Given information -

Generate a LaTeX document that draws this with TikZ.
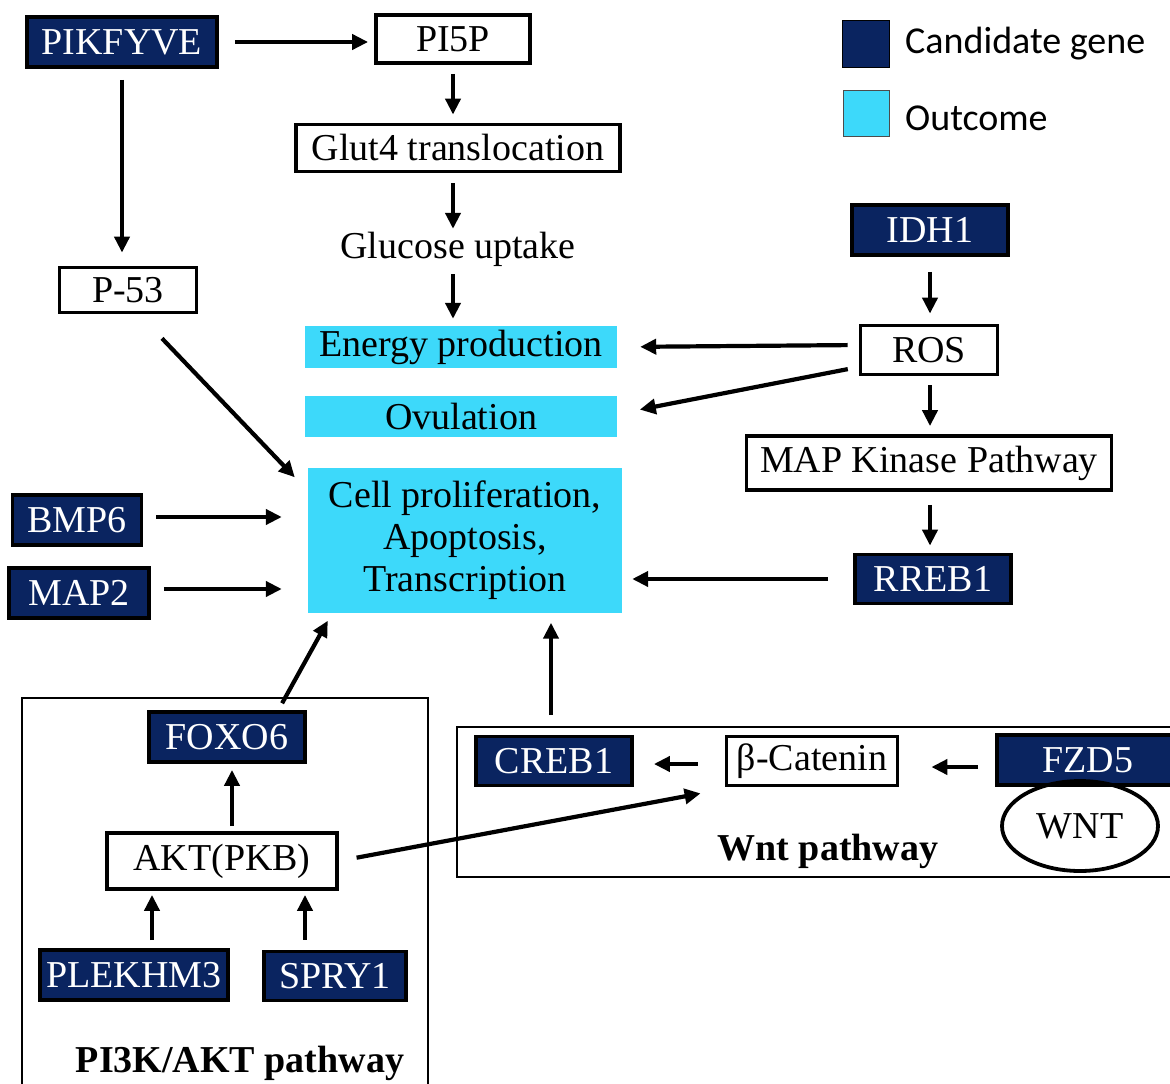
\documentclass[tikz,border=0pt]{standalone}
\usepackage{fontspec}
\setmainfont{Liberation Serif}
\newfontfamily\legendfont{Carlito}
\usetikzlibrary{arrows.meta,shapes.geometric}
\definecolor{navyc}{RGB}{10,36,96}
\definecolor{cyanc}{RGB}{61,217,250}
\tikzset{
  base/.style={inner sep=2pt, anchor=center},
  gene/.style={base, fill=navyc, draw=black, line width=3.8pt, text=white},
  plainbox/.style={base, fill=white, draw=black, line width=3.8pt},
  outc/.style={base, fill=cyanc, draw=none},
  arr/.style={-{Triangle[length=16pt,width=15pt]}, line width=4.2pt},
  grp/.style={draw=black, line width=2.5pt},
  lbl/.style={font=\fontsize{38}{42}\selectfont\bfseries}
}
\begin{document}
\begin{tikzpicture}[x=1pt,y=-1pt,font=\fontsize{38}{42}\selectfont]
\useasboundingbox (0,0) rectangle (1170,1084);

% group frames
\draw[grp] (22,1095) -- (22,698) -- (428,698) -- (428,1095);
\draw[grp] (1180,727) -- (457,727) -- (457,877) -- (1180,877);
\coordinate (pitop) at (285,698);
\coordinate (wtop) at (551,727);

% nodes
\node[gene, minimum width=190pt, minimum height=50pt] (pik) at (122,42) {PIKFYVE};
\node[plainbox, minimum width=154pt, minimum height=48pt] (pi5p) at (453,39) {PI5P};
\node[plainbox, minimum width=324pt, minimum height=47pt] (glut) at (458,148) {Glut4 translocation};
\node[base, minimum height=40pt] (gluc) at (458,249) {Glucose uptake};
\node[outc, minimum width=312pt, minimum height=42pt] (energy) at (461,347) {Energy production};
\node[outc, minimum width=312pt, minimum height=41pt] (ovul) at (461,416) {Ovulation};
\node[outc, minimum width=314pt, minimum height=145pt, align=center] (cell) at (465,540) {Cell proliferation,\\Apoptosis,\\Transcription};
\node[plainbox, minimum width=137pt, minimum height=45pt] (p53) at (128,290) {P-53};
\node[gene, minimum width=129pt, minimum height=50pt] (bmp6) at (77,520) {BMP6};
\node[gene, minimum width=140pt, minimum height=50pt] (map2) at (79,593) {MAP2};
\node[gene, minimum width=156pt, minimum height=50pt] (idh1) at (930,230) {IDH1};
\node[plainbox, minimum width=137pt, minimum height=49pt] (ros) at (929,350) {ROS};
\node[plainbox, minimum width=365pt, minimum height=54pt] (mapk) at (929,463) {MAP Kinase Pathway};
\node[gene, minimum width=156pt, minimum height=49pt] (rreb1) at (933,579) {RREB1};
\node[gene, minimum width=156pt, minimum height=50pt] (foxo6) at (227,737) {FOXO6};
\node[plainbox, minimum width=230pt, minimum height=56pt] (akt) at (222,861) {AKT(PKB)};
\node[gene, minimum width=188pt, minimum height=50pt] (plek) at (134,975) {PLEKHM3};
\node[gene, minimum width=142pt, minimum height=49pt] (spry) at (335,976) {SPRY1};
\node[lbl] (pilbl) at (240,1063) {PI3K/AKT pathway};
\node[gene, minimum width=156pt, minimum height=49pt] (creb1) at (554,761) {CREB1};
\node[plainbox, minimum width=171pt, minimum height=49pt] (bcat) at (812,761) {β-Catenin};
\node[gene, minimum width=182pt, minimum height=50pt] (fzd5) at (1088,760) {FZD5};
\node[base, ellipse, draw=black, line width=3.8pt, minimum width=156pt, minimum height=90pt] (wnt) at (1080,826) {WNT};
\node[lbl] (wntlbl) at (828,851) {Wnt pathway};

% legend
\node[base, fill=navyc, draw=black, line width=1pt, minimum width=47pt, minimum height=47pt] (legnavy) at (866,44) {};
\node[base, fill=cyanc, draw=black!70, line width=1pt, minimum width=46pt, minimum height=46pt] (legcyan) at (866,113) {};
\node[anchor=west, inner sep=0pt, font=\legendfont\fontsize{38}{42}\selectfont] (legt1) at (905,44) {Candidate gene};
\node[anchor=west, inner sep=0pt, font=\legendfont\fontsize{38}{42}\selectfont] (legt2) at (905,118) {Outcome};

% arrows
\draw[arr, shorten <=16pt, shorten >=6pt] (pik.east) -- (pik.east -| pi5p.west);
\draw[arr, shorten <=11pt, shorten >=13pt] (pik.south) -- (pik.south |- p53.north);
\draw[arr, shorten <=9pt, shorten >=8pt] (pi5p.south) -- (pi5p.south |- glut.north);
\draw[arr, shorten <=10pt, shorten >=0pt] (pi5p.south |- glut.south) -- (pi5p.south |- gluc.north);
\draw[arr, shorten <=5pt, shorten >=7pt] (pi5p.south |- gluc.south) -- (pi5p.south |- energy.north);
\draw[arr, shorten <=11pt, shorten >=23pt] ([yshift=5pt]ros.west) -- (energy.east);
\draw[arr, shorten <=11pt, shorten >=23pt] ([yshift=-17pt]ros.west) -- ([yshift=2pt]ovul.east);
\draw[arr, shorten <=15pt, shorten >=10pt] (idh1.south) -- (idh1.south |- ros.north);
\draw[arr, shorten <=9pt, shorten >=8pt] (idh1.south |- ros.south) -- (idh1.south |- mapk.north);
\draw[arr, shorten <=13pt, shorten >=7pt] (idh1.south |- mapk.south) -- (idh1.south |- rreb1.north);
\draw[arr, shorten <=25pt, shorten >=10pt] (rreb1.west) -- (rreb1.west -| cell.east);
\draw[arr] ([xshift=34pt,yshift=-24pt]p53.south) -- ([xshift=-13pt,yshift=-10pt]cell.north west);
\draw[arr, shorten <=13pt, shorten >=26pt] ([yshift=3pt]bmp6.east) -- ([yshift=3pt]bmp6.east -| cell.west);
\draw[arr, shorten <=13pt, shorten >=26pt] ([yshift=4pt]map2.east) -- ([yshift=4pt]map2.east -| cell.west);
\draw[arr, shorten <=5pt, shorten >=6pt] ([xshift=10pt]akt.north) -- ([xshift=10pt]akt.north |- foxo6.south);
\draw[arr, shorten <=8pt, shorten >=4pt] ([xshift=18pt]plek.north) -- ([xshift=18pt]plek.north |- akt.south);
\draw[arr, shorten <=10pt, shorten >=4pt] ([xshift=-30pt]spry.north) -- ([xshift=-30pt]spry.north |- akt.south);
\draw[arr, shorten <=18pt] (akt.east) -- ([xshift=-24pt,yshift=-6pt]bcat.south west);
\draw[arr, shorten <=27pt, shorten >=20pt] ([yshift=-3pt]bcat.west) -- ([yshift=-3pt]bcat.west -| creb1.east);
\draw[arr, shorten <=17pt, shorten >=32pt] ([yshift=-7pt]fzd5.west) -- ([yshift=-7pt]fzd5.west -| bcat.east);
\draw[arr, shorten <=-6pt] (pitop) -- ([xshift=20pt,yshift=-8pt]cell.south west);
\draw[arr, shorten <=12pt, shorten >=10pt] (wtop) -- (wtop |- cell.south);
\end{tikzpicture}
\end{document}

Aim of the task -
Leave the pictures out, and print every line of the listing exactly as written.

Task answer -
Generate a LaTeX document that draws this with TikZ.
\documentclass[tikz,border=0pt]{standalone}
\usepackage{fontspec}
\setmainfont{Liberation Serif}
\newfontfamily\legendfont{Carlito}
\usetikzlibrary{arrows.meta,shapes.geometric}
\definecolor{navyc}{RGB}{10,36,96}
\definecolor{cyanc}{RGB}{61,217,250}
\tikzset{
  base/.style={inner sep=2pt, anchor=center},
  gene/.style={base, fill=navyc, draw=black, line width=3.8pt, text=white},
  plainbox/.style={base, fill=white, draw=black, line width=3.8pt},
  outc/.style={base, fill=cyanc, draw=none},
  arr/.style={-{Triangle[length=16pt,width=15pt]}, line width=4.2pt},
  grp/.style={draw=black, line width=2.5pt},
  lbl/.style={font=\fontsize{38}{42}\selectfont\bfseries}
}
\begin{document}
\begin{tikzpicture}[x=1pt,y=-1pt,font=\fontsize{38}{42}\selectfont]
\useasboundingbox (0,0) rectangle (1170,1084);

% group frames
\draw[grp] (22,1095) -- (22,698) -- (428,698) -- (428,1095);
\draw[grp] (1180,727) -- (457,727) -- (457,877) -- (1180,877);
\coordinate (pitop) at (285,698);
\coordinate (wtop) at (551,727);

% nodes
\node[gene, minimum width=190pt, minimum height=50pt] (pik) at (122,42) {PIKFYVE};
\node[plainbox, minimum width=154pt, minimum height=48pt] (pi5p) at (453,39) {PI5P};
\node[plainbox, minimum width=324pt, minimum height=47pt] (glut) at (458,148) {Glut4 translocation};
\node[base, minimum height=40pt] (gluc) at (458,249) {Glucose uptake};
\node[outc, minimum width=312pt, minimum height=42pt] (energy) at (461,347) {Energy production};
\node[outc, minimum width=312pt, minimum height=41pt] (ovul) at (461,416) {Ovulation};
\node[outc, minimum width=314pt, minimum height=145pt, align=center] (cell) at (465,540) {Cell proliferation,\\Apoptosis,\\Transcription};
\node[plainbox, minimum width=137pt, minimum height=45pt] (p53) at (128,290) {P-53};
\node[gene, minimum width=129pt, minimum height=50pt] (bmp6) at (77,520) {BMP6};
\node[gene, minimum width=140pt, minimum height=50pt] (map2) at (79,593) {MAP2};
\node[gene, minimum width=156pt, minimum height=50pt] (idh1) at (930,230) {IDH1};
\node[plainbox, minimum width=137pt, minimum height=49pt] (ros) at (929,350) {ROS};
\node[plainbox, minimum width=365pt, minimum height=54pt] (mapk) at (929,463) {MAP Kinase Pathway};
\node[gene, minimum width=156pt, minimum height=49pt] (rreb1) at (933,579) {RREB1};
\node[gene, minimum width=156pt, minimum height=50pt] (foxo6) at (227,737) {FOXO6};
\node[plainbox, minimum width=230pt, minimum height=56pt] (akt) at (222,861) {AKT(PKB)};
\node[gene, minimum width=188pt, minimum height=50pt] (plek) at (134,975) {PLEKHM3};
\node[gene, minimum width=142pt, minimum height=49pt] (spry) at (335,976) {SPRY1};
\node[lbl] (pilbl) at (240,1063) {PI3K/AKT pathway};
\node[gene, minimum width=156pt, minimum height=49pt] (creb1) at (554,761) {CREB1};
\node[plainbox, minimum width=171pt, minimum height=49pt] (bcat) at (812,761) {β-Catenin};
\node[gene, minimum width=182pt, minimum height=50pt] (fzd5) at (1088,760) {FZD5};
\node[base, ellipse, draw=black, line width=3.8pt, minimum width=156pt, minimum height=90pt] (wnt) at (1080,826) {WNT};
\node[lbl] (wntlbl) at (828,851) {Wnt pathway};

% legend
\node[base, fill=navyc, draw=black, line width=1pt, minimum width=47pt, minimum height=47pt] (legnavy) at (866,44) {};
\node[base, fill=cyanc, draw=black!70, line width=1pt, minimum width=46pt, minimum height=46pt] (legcyan) at (866,113) {};
\node[anchor=west, inner sep=0pt, font=\legendfont\fontsize{38}{42}\selectfont] (legt1) at (905,44) {Candidate gene};
\node[anchor=west, inner sep=0pt, font=\legendfont\fontsize{38}{42}\selectfont] (legt2) at (905,118) {Outcome};

% arrows
\draw[arr, shorten <=16pt, shorten >=6pt] (pik.east) -- (pik.east -| pi5p.west);
\draw[arr, shorten <=11pt, shorten >=13pt] (pik.south) -- (pik.south |- p53.north);
\draw[arr, shorten <=9pt, shorten >=8pt] (pi5p.south) -- (pi5p.south |- glut.north);
\draw[arr, shorten <=10pt, shorten >=0pt] (pi5p.south |- glut.south) -- (pi5p.south |- gluc.north);
\draw[arr, shorten <=5pt, shorten >=7pt] (pi5p.south |- gluc.south) -- (pi5p.south |- energy.north);
\draw[arr, shorten <=11pt, shorten >=23pt] ([yshift=5pt]ros.west) -- (energy.east);
\draw[arr, shorten <=11pt, shorten >=23pt] ([yshift=-17pt]ros.west) -- ([yshift=2pt]ovul.east);
\draw[arr, shorten <=15pt, shorten >=10pt] (idh1.south) -- (idh1.south |- ros.north);
\draw[arr, shorten <=9pt, shorten >=8pt] (idh1.south |- ros.south) -- (idh1.south |- mapk.north);
\draw[arr, shorten <=13pt, shorten >=7pt] (idh1.south |- mapk.south) -- (idh1.south |- rreb1.north);
\draw[arr, shorten <=25pt, shorten >=10pt] (rreb1.west) -- (rreb1.west -| cell.east);
\draw[arr] ([xshift=34pt,yshift=-24pt]p53.south) -- ([xshift=-13pt,yshift=-10pt]cell.north west);
\draw[arr, shorten <=13pt, shorten >=26pt] ([yshift=3pt]bmp6.east) -- ([yshift=3pt]bmp6.east -| cell.west);
\draw[arr, shorten <=13pt, shorten >=26pt] ([yshift=4pt]map2.east) -- ([yshift=4pt]map2.east -| cell.west);
\draw[arr, shorten <=5pt, shorten >=6pt] ([xshift=10pt]akt.north) -- ([xshift=10pt]akt.north |- foxo6.south);
\draw[arr, shorten <=8pt, shorten >=4pt] ([xshift=18pt]plek.north) -- ([xshift=18pt]plek.north |- akt.south);
\draw[arr, shorten <=10pt, shorten >=4pt] ([xshift=-30pt]spry.north) -- ([xshift=-30pt]spry.north |- akt.south);
\draw[arr, shorten <=18pt] (akt.east) -- ([xshift=-24pt,yshift=-6pt]bcat.south west);
\draw[arr, shorten <=27pt, shorten >=20pt] ([yshift=-3pt]bcat.west) -- ([yshift=-3pt]bcat.west -| creb1.east);
\draw[arr, shorten <=17pt, shorten >=32pt] ([yshift=-7pt]fzd5.west) -- ([yshift=-7pt]fzd5.west -| bcat.east);
\draw[arr, shorten <=-6pt] (pitop) -- ([xshift=20pt,yshift=-8pt]cell.south west);
\draw[arr, shorten <=12pt, shorten >=10pt] (wtop) -- (wtop |- cell.south);
\end{tikzpicture}
\end{document}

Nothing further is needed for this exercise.